There was no similar outrage when Hamlin fulfilled his promise of payback on Keselowski in last year's Nationwide Series finale at Homestead. And it sure seemed that the cheers far outweighed the jeers when Juan Pablo Montoya and Tony Stewart played retaliatory bumper-cars a day later.
But because Keselowski went airborne, bounced hood-first off the retaining wall, and had to climb from a cockpit so crumpled it looked more like an accordion than a car, there's a been cry for NASCAR to issue serious sanctions against Edwards.
Fans want him suspended, and many analysts have agreed. Even Keselowski seemed to taunt NASCAR into cracking down on Edwards.
"It'll be interesting to see how NASCAR reacts to it," he said after the wreck. "They have the ball. If they're going to allow people to intentionally wreck each other at tracks this fast, we will hurt someone either in the cars or the grandstands. It's not cool to intentionally wreck someone at 195 mph."
It's left NASCAR to sift through the evidence. On one hand, this is no different than a traffic infraction: run a red light and nothing happens, you maybe get a ticket. Run a red light and kill someone, now you're looking at vehicular homicide.
So now NASCAR plays judge, jury and executioner, and its decision will reverberate through the rest of the season.
A severe punishment against Edwards is akin to a death sentence on the "have at it" attitude. If the first driver who actually "had at it" is hit with a stiff penalty, then other drivers won't ever dare test the limits.
A significant fine, points deduction or probation will likely back Edwards into a conservative mode that could alter the way he races the rest of the year.
And no action at all, aside from infuriating an enraged mass of fans, well, that could promote repeat behavior from Edwards or others.
Whatever NASCAR decides won't satisfy everyone, but there are some guarantees going forward.

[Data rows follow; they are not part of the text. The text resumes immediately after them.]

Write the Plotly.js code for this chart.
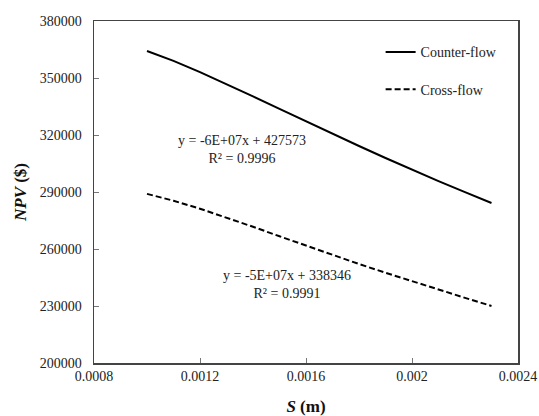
<!DOCTYPE html>
<html>
<head>
<meta charset="utf-8">
<script src="https://cdn.plot.ly/plotly-3.0.1.min.js"></script>
<style>html,body{margin:0;padding:0;background:#fff;}#chart{width:539px;height:416px;}</style>
</head>
<body>
<div id="chart"></div>
<script>
const spacing = [0.0010, 0.0011, 0.0012, 0.0013, 0.0014, 0.0015, 0.0016, 0.0017, 0.0018, 0.0019, 0.0020, 0.0021, 0.0022, 0.0023];
const counterFlow = [364200, 359000, 353100, 346800, 340300, 333700, 327100, 320600, 314200, 307900, 301700, 295700, 289900, 284200];
const crossFlow = [289000, 285400, 281200, 276600, 271700, 266700, 261700, 256800, 252100, 247500, 243000, 238600, 234300, 230000];
const seriesNames = ['Counter-flow', 'Cross-flow'];
const xTicks = [0.0008, 0.0012, 0.0016, 0.002, 0.0024];
const xTickText = ['0.0008', '0.0012', '0.0016', '0.002', '0.0024'];
const yTicks = [200000, 230000, 260000, 290000, 320000, 350000, 380000];
const yTickText = ['200000', '230000', '260000', '290000', '320000', '350000', '380000'];
const eqCounter = ['y = -6E+07x + 427573', 'R² = 0.9996'];
const eqCross = ['y = -5E+07x + 338346', 'R² = 0.9991'];

const serif = 'Liberation Serif, Times New Roman, serif';
const traces = [
  {x: spacing, y: counterFlow, name: seriesNames[0], mode: 'lines', legendgroup: 'a',
   line: {color: '#000', width: 2, dash: 'solid'}},
  {x: spacing, y: crossFlow, name: seriesNames[1], mode: 'lines', legendgroup: 'b',
   line: {color: '#000', width: 2, dash: '6px,3px'}}
];
const axisCommon = {
  showgrid: false, zeroline: false, showline: true, mirror: true,
  linecolor: '#444', linewidth: 1.5, ticks: 'inside', ticklen: 5, tickcolor: '#777', tickwidth: 1,
  tickfont: {family: serif, size: 14, color: '#222'}, tickmode: 'array'
};
const layout = {
  width: 539, height: 416,
  margin: {l: 94, r: 21, t: 21, b: 53},
  paper_bgcolor: '#fff', plot_bgcolor: '#fff',
  showlegend: true,
  legend: {x: 0.676, y: 0.955, xanchor: 'left', yanchor: 'top', bgcolor: 'rgba(0,0,0,0)',
    font: {family: serif, size: 14, color: '#222'}, traceorder: 'grouped', tracegroupgap: 16},
  xaxis: Object.assign({}, axisCommon, {range: [0.0008, 0.0024], tickvals: xTicks, ticktext: xTickText,
    title: {text: '<b><i>S</i> (m)</b>', font: {family: serif, size: 17, color: '#111'}, standoff: 21}}),
  yaxis: Object.assign({}, axisCommon, {range: [200000, 380000], tickvals: yTicks, ticktext: yTickText,
    ticklabelstandoff: 8,
    title: {text: '<b><i>NPV</i> ($)</b>', font: {family: serif, size: 17, color: '#111'}, standoff: 9}}),
  annotations: [
    {x: 0.001357, y: 312600, xref: 'x', yref: 'y', text: eqCounter.join('<br>'), showarrow: false,
     font: {family: serif, size: 14, color: '#222'}, align: 'center'},
    {x: 0.001528, y: 241300, xref: 'x', yref: 'y', text: eqCross.join('<br>'), showarrow: false,
     font: {family: serif, size: 14, color: '#222'}, align: 'center'}
  ]
};
Plotly.newPlot('chart', traces, layout, {displayModeBar: false, staticPlot: true});
</script>
</body>
</html>
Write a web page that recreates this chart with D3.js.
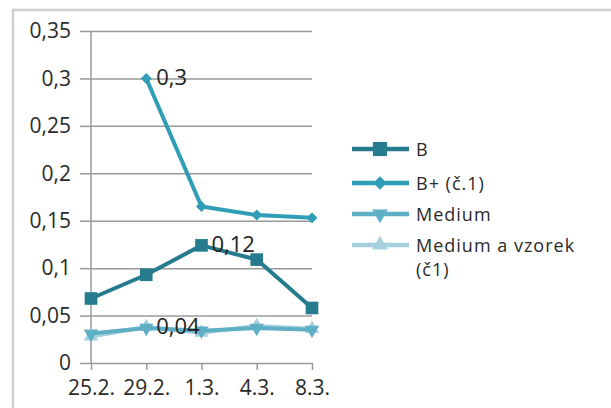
<!DOCTYPE html>
<html>
<head>
<meta charset="utf-8">
<script src="https://cdn.jsdelivr.net/npm/d3@7"></script>
<style>
  body { margin: 0; background: #fff; }
  svg { display: block; font-family: "Open Sans", "Liberation Sans", sans-serif; }
</style>
</head>
<body>
<svg id="chart" width="611" height="408"></svg>
<script>
const dates = ["25.2.", "29.2.", "1.3.", "4.3.", "8.3."];
const seriesNames = ["B", "B+ (č.1)", "Medium", "Medium a vzorek (č1)"];
const valuesB = [0.068, 0.093, 0.124, 0.109, 0.058];
const valuesBPlus = [null, 0.3, 0.165, 0.156, 0.153];
const valuesMedium = [0.031, 0.037, 0.034, 0.037, 0.035];
const valuesMediumVzorek = [0.028, 0.038, 0.032, 0.039, 0.036];
const yTicks = [0, 0.05, 0.1, 0.15, 0.2, 0.25, 0.3, 0.35];
// which points carry a data label: [series index, point index]
const labelled = [[1, 1], [0, 2], [3, 1]];

const allSeries = [valuesB, valuesBPlus, valuesMedium, valuesMediumVzorek];
const colors = ["#267b8e", "#2f9db6", "#5eafc5", "#a6d0dd"];
const markers = [d3.symbolSquare, d3.symbolSquare, d3.symbolTriangle, d3.symbolTriangle];
const markerRot = [0, 45, 180, 0];
const markerSize = [160, 60, 90, 90];

const svg = d3.select('#chart');

// outer frame (runs off right and bottom edges)
svg.append('rect')
  .attr('x', 13).attr('y', 10)
  .attr('width', 640).attr('height', 440)
  .attr('fill', 'none').attr('stroke', '#d0d0d0').attr('stroke-width', 2.5);

const x = d3.scalePoint().domain(dates).range([91, 312]);
const y = d3.scaleLinear().domain([0, 0.35]).range([363, 31]);

const fmt = d => d3.format('')(d).replace('.', ',');

// gridlines + y axis labels
const yAxis = svg.append('g')
  .attr('transform', 'translate(91,0)')
  .call(d3.axisLeft(y).tickValues(yTicks).tickFormat(fmt).tickSize(11).tickPadding(9));
yAxis.select('.domain').remove();
yAxis.attr('font-size', 21).attr('font-family', null);
yAxis.selectAll('text').attr('fill', '#2a2a2a');
yAxis.selectAll('line').attr('stroke', '#9a9a9a').attr('stroke-width', 1.5);
yAxis.selectAll('.tick').append('line')
  .attr('x1', 0).attr('x2', 312 - 91)
  .attr('stroke', '#9a9a9a').attr('stroke-width', 1.5);

// vertical axis line
svg.append('line')
  .attr('x1', 91).attr('x2', 91).attr('y1', y(0.35)).attr('y2', y(0))
  .attr('stroke', '#9a9a9a').attr('stroke-width', 1.5);

// x axis
const xAxis = svg.append('g')
  .attr('transform', `translate(0,${y(0)})`)
  .call(d3.axisBottom(x).tickSize(7).tickPadding(10));
xAxis.select('.domain').remove();
xAxis.attr('font-size', 21).attr('font-family', null);
xAxis.selectAll('text').attr('fill', '#2a2a2a');
xAxis.selectAll('line').attr('stroke', '#9a9a9a').attr('stroke-width', 1.5);

const line = d3.line()
  .defined(d => d != null)
  .x((d, i) => x(dates[i]))
  .y(d => y(d));

const order = [3, 2, 0, 1];
order.forEach(s => {
  const vals = allSeries[s];
  svg.append('path')
    .datum(vals)
    .attr('fill', 'none')
    .attr('stroke', colors[s])
    .attr('stroke-width', 4)
    .attr('stroke-linejoin', 'round')
    .attr('d', line);
  svg.append('g').selectAll('path')
    .data(vals.map((v, i) => [v, i]).filter(d => d[0] != null))
    .join('path')
      .attr('transform', d => `translate(${x(dates[d[1]])},${y(d[0])}) rotate(${markerRot[s]})`)
      .attr('d', d3.symbol().type(markers[s]).size(markerSize[s]))
      .attr('fill', colors[s]);
});

// data labels
svg.append('g').selectAll('text')
  .data(labelled)
  .join('text')
    .attr('x', d => x(dates[d[1]]) + 10)
    .attr('y', d => y(allSeries[d[0]][d[1]]) + 7)
    .attr('font-size', 22)
    .attr('fill', '#222')
    .text(d => fmt(Math.round(allSeries[d[0]][d[1]] * 100) / 100));

// legend
const legendRows = [149, 183, 214, 245];
const legend = svg.append('g');
seriesNames.forEach((name, s) => {
  const ly = legendRows[s];
  legend.append('line')
    .attr('x1', 352).attr('x2', 409).attr('y1', ly).attr('y2', ly)
    .attr('stroke', colors[s]).attr('stroke-width', 4.5);
  legend.append('path')
    .attr('transform', `translate(380,${ly}) rotate(${markerRot[s]})`)
    .attr('d', d3.symbol().type(markers[s]).size(s === 0 ? 200 : s === 1 ? 90 : 110))
    .attr('fill', colors[s]);
  if (s === 3) {
    legend.append('text')
      .attr('x', 416).attr('y', ly + 7)
      .attr('font-size', 18).attr('letter-spacing', 1).attr('fill', '#2a2a2a')
      .text('Medium a vzorek');
    legend.append('text')
      .attr('x', 416).attr('y', ly + 31)
      .attr('font-size', 18).attr('letter-spacing', 1).attr('fill', '#2a2a2a')
      .text('(č1)');
  } else {
    legend.append('text')
      .attr('x', 416).attr('y', ly + 7)
      .attr('font-size', 18).attr('letter-spacing', 1).attr('fill', '#2a2a2a')
      .text(name);
  }
});
</script>
</body>
</html>
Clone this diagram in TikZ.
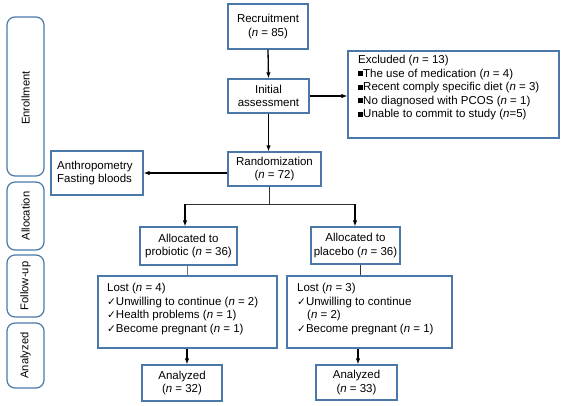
\documentclass[tikz,border=0pt]{standalone}
\usepackage{fontspec}
\setmainfont{Liberation Sans}
\newfontfamily\dejavu{DejaVu Sans}
\usetikzlibrary{arrows.meta}
\definecolor{boxblue}{HTML}{4A78A8}
\newcommand{\sqb}{\rule[0.6pt]{5pt}{5pt}}
\newcommand{\ck}{{\dejavu\fontsize{10.5}{10}\selectfont ✓}}
\newcommand{\nn}{\textit{n}}
\tikzset{
  box/.style={draw=boxblue, line width=1.2pt, inner sep=0pt, align=center,
    font=\fontsize{11.5}{13.5}\selectfont},
  side/.style={draw=boxblue, line width=1.2pt, rounded corners=8pt},
  sidetext/.style={rotate=90, font=\fontsize{11.2}{13.5}\selectfont},
  txt/.style={inner sep=0pt, align=left, font=\fontsize{11.5}{13.5}\selectfont},
  arr/.style={line width=1.3pt, -{Latex[length=6pt,width=4.5pt]}},
  thinline/.style={line width=0.9pt, draw=black!80},
}
\begin{document}
\begin{tikzpicture}[x=1pt,y=-1pt]
\useasboundingbox (0,0) rectangle (564,405);
% side boxes
\draw[side] (7,17) rectangle (44,176);
\node[sidetext] (sEnr) at (25.5,98) {Enrollment};
\draw[side] (7,182) rectangle (44,250);
\node[sidetext] (sAll) at (25.5,216) {Allocation};
\draw[side] (7,255) rectangle (44,317);
\node[sidetext] (sFol) at (25.5,286) {Follow-up};
\draw[side] (7,323) rectangle (44,388);
\node[sidetext] (sAna) at (25.5,355.5) {Analyzed};
% main boxes
\node[box, minimum width=80pt, minimum height=45pt] (rec) at (268,26.5) {Recruitment\\(\nn{} = 85)};
\node[box, minimum width=81pt, minimum height=34pt] (init) at (268.5,96) {Initial\\assessment};
\node[box, minimum width=93pt, minimum height=34pt] (rand) at (274.5,169) {Randomization\\(\nn{} = 72)};
\node[box, minimum width=92pt, minimum height=44pt] (anth) at (97,173) {};
\node[txt, anchor=west] (anthT) at (57,173) {Anthropometry\\Fasting bloods};
\node[box, minimum width=211pt, minimum height=87pt] (excl) at (453.5,94.5) {};
\node[txt, anchor=north west] (exclT) at (358,55) {Excluded (\nn{} = 13)\\
\sqb The use of medication (\nn{} = 4)\\
\sqb Recent comply specific diet (\nn{} = 3)\\
\sqb No diagnosed with PCOS (\nn{} = 1)\\
\sqb Unable to commit to study (\nn{}=5)};
\node[box, minimum width=97pt, minimum height=38pt] (prob) at (188.5,246) {Allocated to\\probiotic (\nn{} = 36)};
\node[box, minimum width=89pt, minimum height=37pt] (plac) at (355.5,245.5) {Allocated to\\placebo (\nn{} = 36)};
\node[box, minimum width=179pt, minimum height=72pt] (lost1) at (187.5,312) {};
\node[txt, anchor=north west] (lost1T) at (107,283) {Lost (\nn{} = 4)\\
\ck Unwilling to continue (\nn{} = 2)\\
\ck Health problems (\nn{} = 1)\\
\ck Become pregnant (\nn{} = 1)};
\node[box, minimum width=165pt, minimum height=72pt] (lost2) at (369.5,312) {};
\node[txt, anchor=north west] (lost2T) at (297,283) {Lost (\nn{} = 3)\\
\ck Unwilling to continue\\
\hspace*{10pt}(\nn{} = 2)\\
\ck Become pregnant (\nn{} = 1)};
\node[box, minimum width=80pt, minimum height=36pt] (an1) at (182,383) {Analyzed\\(\nn{} = 32)};
\node[box, minimum width=81pt, minimum height=35pt] (an2) at (356.5,382.5) {Analyzed\\(\nn{} = 33)};
% connectors
\draw[arr] (rec.south) -- (init.north);
\draw[arr] (init.south) -- (init.south |- rand.north);
\draw[arr] (init.east) -- (init.east -| excl.west);
\draw[arr] (rand.west |- anth.east) -- (anth.east);
\coordinate (split) at (269,204);
\coordinate (sl) at (185,204);
\coordinate (sr) at (355,204);
\draw[thinline] (rand.south -| split) -- (split);
\draw[thinline] (sl) -- (sr);
\draw[arr] (sl) -- (sl |- prob.north);
\draw[arr] (sr) -- (sr |- plac.north);
\draw[thinline, draw=black!55] (prob.south -| lost1.north) -- (lost1.north);
\draw[thinline] (plac.south -| 360,0) -- (lost2.north -| 360,0);
\draw[arr] (lost1.south -| 187,0) -- (an1.north -| 187,0);
\draw[arr] (lost2.south -| 358,0) -- (an2.north -| 358,0);
\end{tikzpicture}
\end{document}
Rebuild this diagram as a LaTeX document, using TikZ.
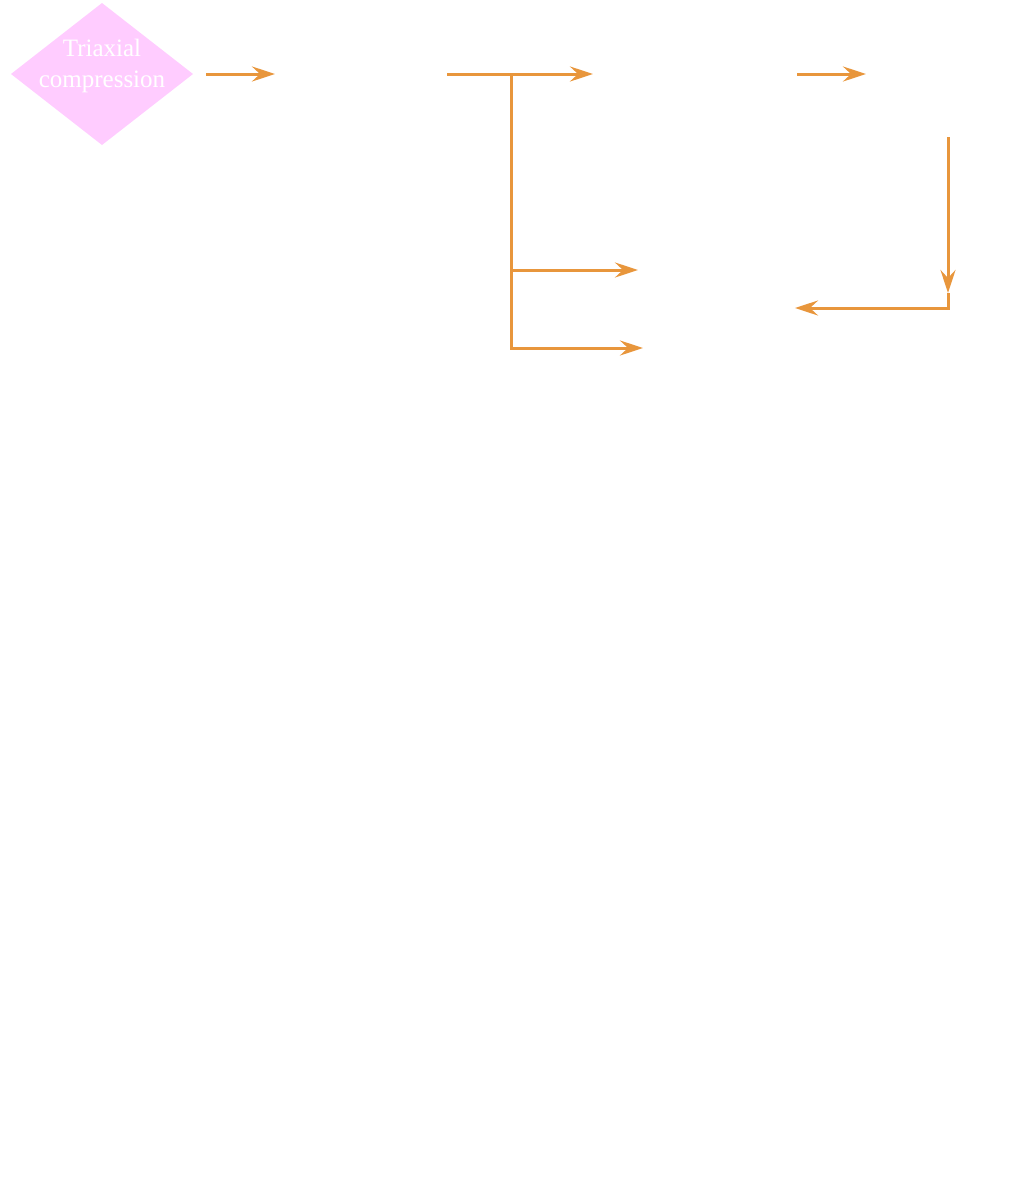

Keselowski, for one, got the message loud and clear that some rival drivers have been trying to deliver for a while now, and he's likely going to think twice before bulldozing his way through a pack of traffic.
Edwards, after a night to sleep on it, probably wishes he'd done things a little differently and will likely give deeper thought to how he exacts his revenge in the future.
And NASCAR? Well, NASCAR knows for sure it needs a quick handbook on how to deal with these issues.
Nobody wants to see the Wild West re-enacted on the track every weekend, but "boys, have at it" was a well-intentioned idea that doesn't deserve to be scrapped because one incident took everyone -- including Edwards -- by surprise.